With Daz Studio, you can create custom 3D characters and avatars, design virtual environments, produce graphic design elements and much more. The latest version, Daz Studio 4.5, normally retails at $249 but is currently available to download free of charge.
While you’re on Daz 3D’s site, you may as well download the free modelling app, Hexagon. Developed by Eovia back in around 2001, it was acquired by Daz in 2006 and has been – very sporadically – updated ever since. Hexagon is simple subdivision surface modeller, and while Daz promotes it as a way of building clothes and props for its figure, you can use Hexagon to make anything you like.
04. Fusion 360
Autodesk’s cloud-based modelling app is a professional piece of software for the CAD/CAM crowd, but can be used to create any solid form, from teapots to tanks. Ordinarily it cost £438 per year, but there’s a free version for Windows and Mac that you can use for non-commercial projects.
The app features all sorts of modelling techniques, with freeform sculpting, polygon manipulation and parametric modelling so you can work they that suits you best.
05. Houdini Apprentice
Houdini is a 3D animation and visual effects tool used widely throughout the media industry for film, broadcast, entertainment and visualisation. Its cheapest version costs just a little under $2,000, but the maker of the programme – SideFX – offers an ‘Apprentice’ version for free. With this you can access all of the features of the full version in order to develop your skills in the software and work on personal projects. The program is purely for non-commercial use and learning purposes.

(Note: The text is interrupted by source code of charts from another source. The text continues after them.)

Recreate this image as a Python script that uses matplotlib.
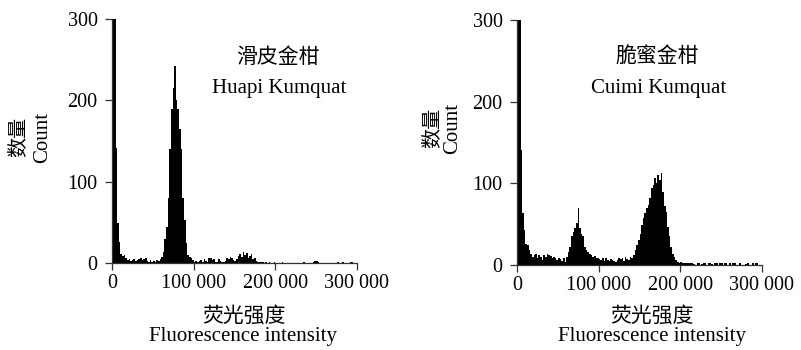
import numpy as np
import matplotlib
matplotlib.use("Agg")
import matplotlib.pyplot as plt
from matplotlib.ticker import FuncFormatter

plt.rcParams['font.family'] = ['Liberation Serif', 'Noto Sans CJK SC', 'DejaVu Sans']

# histogram bins: 2000 fluorescence units wide, 0 - 300 000
bin_width = 2000
bin_edges = np.arange(0, 300000 + bin_width, bin_width)

# Huapi Kumquat counts per bin
huapi_counts = [
    330, 310, 141, 49, 26, 12, 9, 10, 6, 4,
    5, 3, 4, 5, 3, 4, 5, 6, 4, 5,
    6, 3, 2, 4, 2, 3, 1, 4, 3, 5,
    8, 14, 30, 45, 80, 140, 190, 215, 242, 200,
    190, 165, 140, 80, 53, 25, 10, 8, 7, 4,
    2, 3, 1, 3, 4, 2, 5, 3, 2, 6,
    6, 4, 5, 2, 1, 5, 3, 1, 2, 3,
    7, 5, 8, 6, 4, 3, 5, 9, 12, 8,
    14, 10, 13, 7, 9, 11, 5, 6, 3, 2,
    1, 2, 1, 0, 1, 0, 2, 0, 0, 2,
    0, 0, 0, 0, 1, 0, 0, 0, 0, 0,
    0, 0, 0, 0, 0, 0, 0, 2, 0, 0,
    0, 0, 0, 2, 3, 3, 2, 0, 0, 0,
    0, 0, 0, 0, 0, 0, 0, 0, 2, 0,
    0, 2, 0, 0, 0, 0, 2, 1, 0, 0,
]

# Cuimi Kumquat counts per bin
cuimi_counts = [
    330, 310, 141, 64, 43, 26, 24, 18, 14, 10,
    12, 13, 8, 12, 10, 6, 12, 10, 13, 12,
    11, 9, 10, 8, 6, 9, 7, 5, 8, 4,
    10, 16, 22, 35, 40, 45, 51, 70, 45, 38,
    35, 22, 18, 16, 13, 12, 10, 11, 8, 9,
    7, 6, 9, 5, 8, 6, 5, 7, 6, 5,
    4, 6, 8, 7, 9, 5, 10, 7, 6, 10,
    8, 12, 18, 24, 31, 38, 49, 58, 64, 70,
    73, 82, 94, 98, 106, 100, 110, 104, 113, 90,
    72, 65, 47, 35, 22, 14, 10, 6, 4, 3,
    4, 3, 2, 3, 3, 2, 3, 2, 1, 0,
    2, 2, 0, 1, 2, 2, 0, 2, 2, 1,
    0, 2, 2, 0, 2, 2, 0, 2, 2, 0,
    2, 0, 2, 2, 0, 0, 2, 0, 0, 0,
    1, 2, 0, 0, 2, 0, 2, 2, 0, 0,
]

x_ticks = [0, 100000, 200000, 300000]
y_ticks = [0, 100, 200, 300]

panels = [
    (huapi_counts, '滑皮金柑', 'Huapi Kumquat'),
    (cuimi_counts, '脆蜜金柑', 'Cuimi Kumquat'),
]

W, H = 801, 350
fig = plt.figure(figsize=(W / 100, H / 100), dpi=100)

# axes boxes in pixels: (left, top, right, bottom)
boxes = [(112.3, 19.0, 356.7, 263.3), (517.3, 20.0, 761.7, 265.0)]
# text anchors in pixels
ylab_pos = [((18, 137), (43, 137)), ((432, 128), (453, 128))]
title_pos = [((278, 57), (279, 88)), ((657, 57), (659, 88))]
xlab_pos = [((244, 316), (243, 337)), ((652, 316), (652, 337))]


def px(x, y):
    return x / W, 1 - y / H


def fmt_thousands(v, pos):
    return f"{int(v):,}".replace(",", " ")


for i, (counts, cn, en) in enumerate(panels):
    l, t, r, b = boxes[i]
    ax = fig.add_axes([l / W, 1 - b / H, (r - l) / W, (b - t) / H])
    ax.stairs(counts, bin_edges, fill=True, color='black', linewidth=0)
    ax.set_xlim(0, 300000)
    ax.set_ylim(0, 300)
    ax.set_xticks(x_ticks)
    ax.set_yticks(y_ticks)
    ax.xaxis.set_major_formatter(FuncFormatter(fmt_thousands))
    for s in ['top', 'right']:
        ax.spines[s].set_visible(False)
    for s in ['left', 'bottom']:
        ax.spines[s].set_linewidth(0.9)
        ax.spines[s].set_color('#333333')
    ax.tick_params(axis='both', direction='out', length=5, width=0.9,
                   color='#333333', labelsize=14.5)
    ax.tick_params(axis='y', pad=5.5)
    ax.tick_params(axis='x', pad=3)

    (x1, y1), (x2, y2) = ylab_pos[i]
    fig.text(*px(x1, y1), '数量', rotation=90, ha='center', va='center',
             fontsize=14.5, family=['Noto Sans CJK SC'])
    fig.text(*px(x2, y2), 'Count', rotation=90, ha='center', va='center',
             fontsize=15)

    (x1, y1), (x2, y2) = title_pos[i]
    fig.text(*px(x1, y1), cn, ha='center', va='center', fontsize=15,
             family=['Noto Sans CJK SC'])
    fig.text(*px(x2, y2), en, ha='center', va='center', fontsize=15)

    (x1, y1), (x2, y2) = xlab_pos[i]
    fig.text(*px(x1, y1), '荧光强度', ha='center', va='center', fontsize=15,
             family=['Noto Sans CJK SC'])
    fig.text(*px(x2, y2), 'Fluorescence intensity', ha='center', va='center',
             fontsize=15)

fig.savefig('out.png', dpi=100)
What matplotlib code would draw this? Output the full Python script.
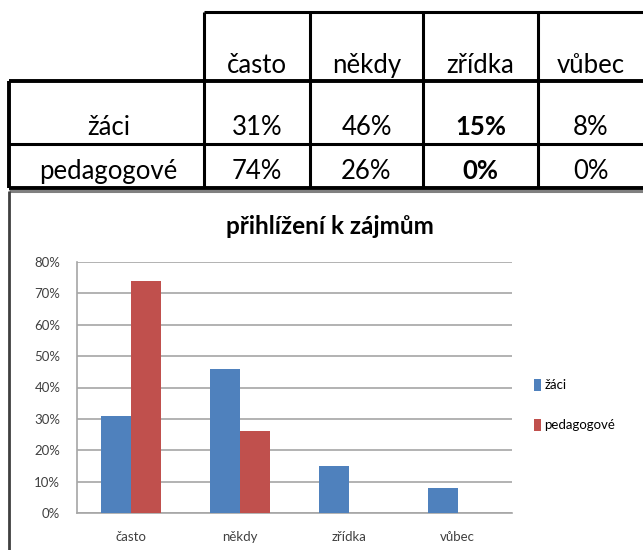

A pure modelling app, Wings 3D is an open source project available for Windows, macOS and Linux, which has been in development since 2001. Like all subdivision modellers, it enables you build an underlying form made of polygons and then generate a smoothed shape by subdividing the mesh.
It’s pretty basic as modellers go, and the interface is a bit unusual, but it’s fairly user-friendly and an ideal way to get a feel for poly modelling, and to see if 3D might be something you could get into.
07. Rocket 3F
This Windows-only polygonal modeller promotes itself as fast, fun and friendly. The professional-looking interface is fully customisable and it boasts an extensive modelling toolset that wouldn’t look out of place in apps costing hundreds of pounds. Indeed, with sculpting, retopology tools and non-linear subdivision edge creasing, it’s a very well equipped program.
The free version doesn’t allow you to change the UI or assign your own hotkeys – for that you need to buy the €79 Pro version – but whether you’re making models for illustration, VFX or games, Rocket 3F is a class act.
If you're interested in the art of digital sculpting, check out 3D software Sculptris. It has been depreciated by Pixelogic, so won't be developed further, but is still available at the moment. The software is a great starting point for users new to the discipline, and more experienced CG artists will find the software a quick and easy way to realise concepts.
Sculptris is based on Pixologic's ZBrush, the most widely-used digital sculpting application in today's market. So, when you're ready to move on to the next level of detailing, skills learned in Sculptris can be directly translated into ZBrush.